We talked and decided what show to watch and we ate some popcorn. He seemed so content and peaceful. He seemed to genuinely enjoy the bonding time we had. He was sitting quietly on my lap, happy that he was not alone under a bush afraid and bleeding in the rain. He was with me and he was loved.
As my mind moved forward into the thoughts of our life together as duck and dad he started to twitch a bit. I thought I should loosen up the tape in case it was too tight and cut the edges to give him that little bit more comfort. I asked him how that felt, his little head looked up and gazed right into my eyes and his little head fell limp. After our 4 hour bromance he died in my arms. He looked at me that last time and let go.
I was devastated. I was horrified. I was alone. This little duck laying lifeless in my lap had given me such joy for such a short period of time but the experience as a whole changed me.
I cried that night like I had lost a pet of 20 years. I felt guilt like I had killed him and I felt peace like I had given him a few hours of love and comfort before his inevitable death. A life is a life and his was no different than mine. I was so sad that for a brief moment I swore that never again would I help a soul. It was too painful. I was mad that he had died. I was mad that I was feeling such pain over the death of a little strange duckling.

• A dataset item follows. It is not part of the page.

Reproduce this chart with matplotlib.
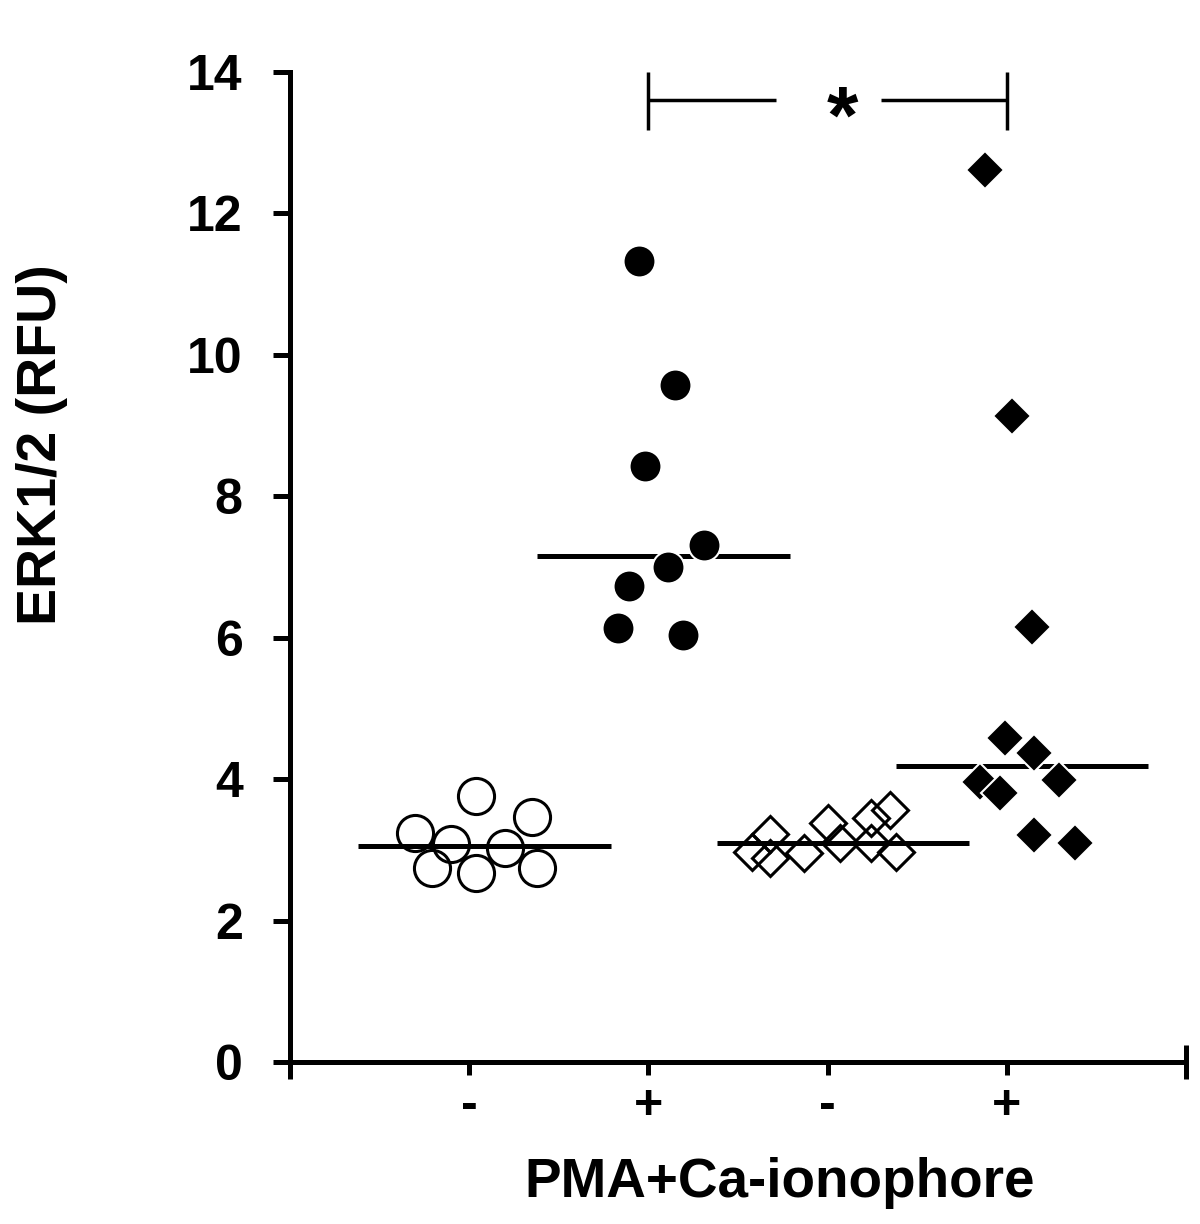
import numpy as np
import matplotlib as mpl
mpl.use('Agg')
import matplotlib.pyplot as plt

plt.rcParams['font.family'] = ['Liberation Sans', 'DejaVu Sans']
plt.rcParams['font.weight'] = 'bold'

# values (RFU), with horizontal scatter offsets per point
ctrl_open = [3.76, 3.46, 3.24, 3.08, 3.03, 2.74, 2.67, 2.74]
ctrl_open_dx = [0.04, 0.35, -0.30, -0.10, 0.20, -0.21, 0.04, 0.38]

ctrl_pma = [11.33, 9.57, 8.43, 7.31, 7.00, 6.73, 6.14, 6.04]
ctrl_pma_dx = [-0.05, 0.15, -0.02, 0.31, 0.11, -0.11, -0.17, 0.19]

pat_open = [3.22, 2.97, 2.88, 2.96, 3.38, 3.10, 3.45, 3.56, 3.10, 2.97]
pat_open_dx = [-0.32, -0.42, -0.32, -0.13, 0.0, 0.07, 0.24, 0.35, 0.24, 0.38]

pat_pma = [12.61, 9.14, 6.15, 4.58, 4.37, 3.96, 3.99, 3.80, 3.21, 3.10]
pat_pma_dx = [-0.12, 0.03, 0.14, -0.01, 0.15, -0.15, 0.29, -0.04, 0.15, 0.38]

positions = [1, 2, 3, 4]
tick_labels = ['-', '+', '-', '+']

fig = plt.figure(figsize=(12, 12.24), dpi=100)
ax = fig.add_axes([0.2417, 0.1324, 0.7467, 0.8088])

groups = [
    (ctrl_open, ctrl_open_dx, dict(marker='o', ms=26, mfc='none', mec='black', mew=2.2, zorder=2)),
    (ctrl_pma, ctrl_pma_dx, dict(marker='o', ms=23, mfc='black', mec='white', mew=1.5, zorder=4)),
    (pat_open, pat_open_dx, dict(marker='D', ms=18, mfc='none', mec='black', mew=2.2, zorder=2)),
    (pat_pma, pat_pma_dx, dict(marker='D', ms=19, mfc='black', mec='white', mew=1.5, zorder=4)),
]

for pos, (vals, dx, style) in zip(positions, groups):
    xs = pos + np.array(dx)
    ax.plot(xs, vals, linestyle='none', **style)
    med = np.median(vals)
    ax.plot([pos - 0.62, pos + 0.79], [med, med], color='black', lw=3.6,
            solid_capstyle='butt', zorder=3)

# significance bracket between the two stimulated groups
ax.plot([2, 2.71], [13.6, 13.6], color='black', lw=2.5, solid_capstyle='butt')
ax.plot([3.30, 4], [13.6, 13.6], color='black', lw=2.5, solid_capstyle='butt')
ax.plot([2, 2], [13.18, 14.0], color='black', lw=2.5, solid_capstyle='butt')
ax.plot([4, 4], [13.18, 14.0], color='black', lw=2.5, solid_capstyle='butt')
ax.text(3.08, 13.3, '*', ha='center', va='center', fontsize=58, fontweight='bold')

ax.set_xlim(0, 5)
ax.set_ylim(0, 14)
ax.set_yticks(np.arange(0, 15, 2))
ax.set_xticks(positions)
ax.set_xticklabels(tick_labels)
ax.set_xticks([0, 5], minor=True)

for s in ['top', 'right']:
    ax.spines[s].set_visible(False)
for s in ['left', 'bottom']:
    ax.spines[s].set_linewidth(3.6)

ax.tick_params(axis='y', direction='out', length=12, width=3.6, pad=22, labelsize=36)
ax.tick_params(axis='x', which='major', direction='out', length=9, width=3.6, pad=6, labelsize=36)
ax.tick_params(axis='x', which='minor', direction='inout', length=24, width=3.6)

fig.text(42 / 1200, 1 - 445 / 1224, 'ERK1/2 (RFU)', rotation=90, ha='center', va='center',
         fontsize=40, fontweight='bold')
fig.text(780 / 1200, 1 - 1183 / 1224, 'PMA+Ca-ionophore', ha='center', va='center',
         fontsize=39.5, fontweight='bold')

fig.savefig('out.png', dpi=100)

Dexter was more than duck. He was a reminder of the love that we as humans can have for all life. His short life and quick death reminded me of all that I loved and lost. He reminded me that no matter how short the time is that we have with someone that we can indeed feel love and loss. He was one of the greatest lessons of my life.
I picked up Kennedy the next morning and we both cried I as I explained to her that Dexter had died. Her broken little heart made mine bleed. We sat in the car with tears running down our face hugging and sharing our thoughts. We both loved Dexter. We both thought Dexter needed a special place for his final rest. We drove around for a while discussing what would be best and most fitting for a duck that fell from the sky into our arms.
We found ourselves in Outer Cove, a beautiful little Hamlet on the eastern edge of this awesome island that all three of us called home. We walked toward the edge of a cliff and I instinctively launched little dexter into the sky and over the edge of the earth and into his afterlife. At that very moment and flock of ducks flew low over our heads crying their cries as they passed over us and over the edge. It was magical. Kennedy and I cried tears of happiness as we knew what we had accomplished. Dexter was most definitely at peace and to this day I like to think that the flock of ducks that flew over our heads was his family taking him to where he needed to go next.
In a matter of hours Dexter sent from flying freely in the sky, to hitting a telephone wire and crashed to the earth in an abrupt thud. His fate was sealed in that moment but mine wasn't. I made a choice that evening to save him and although I did not save Dexter that night, he in turn saved me. He renewed a faith in me that I thought I had lost and he made me know that love is more the a feeling, it is a power that we have no control over. Dexter was a gift from that power in the sky. He was a gift from love. He was a gift of love. He was love in the form of a duck.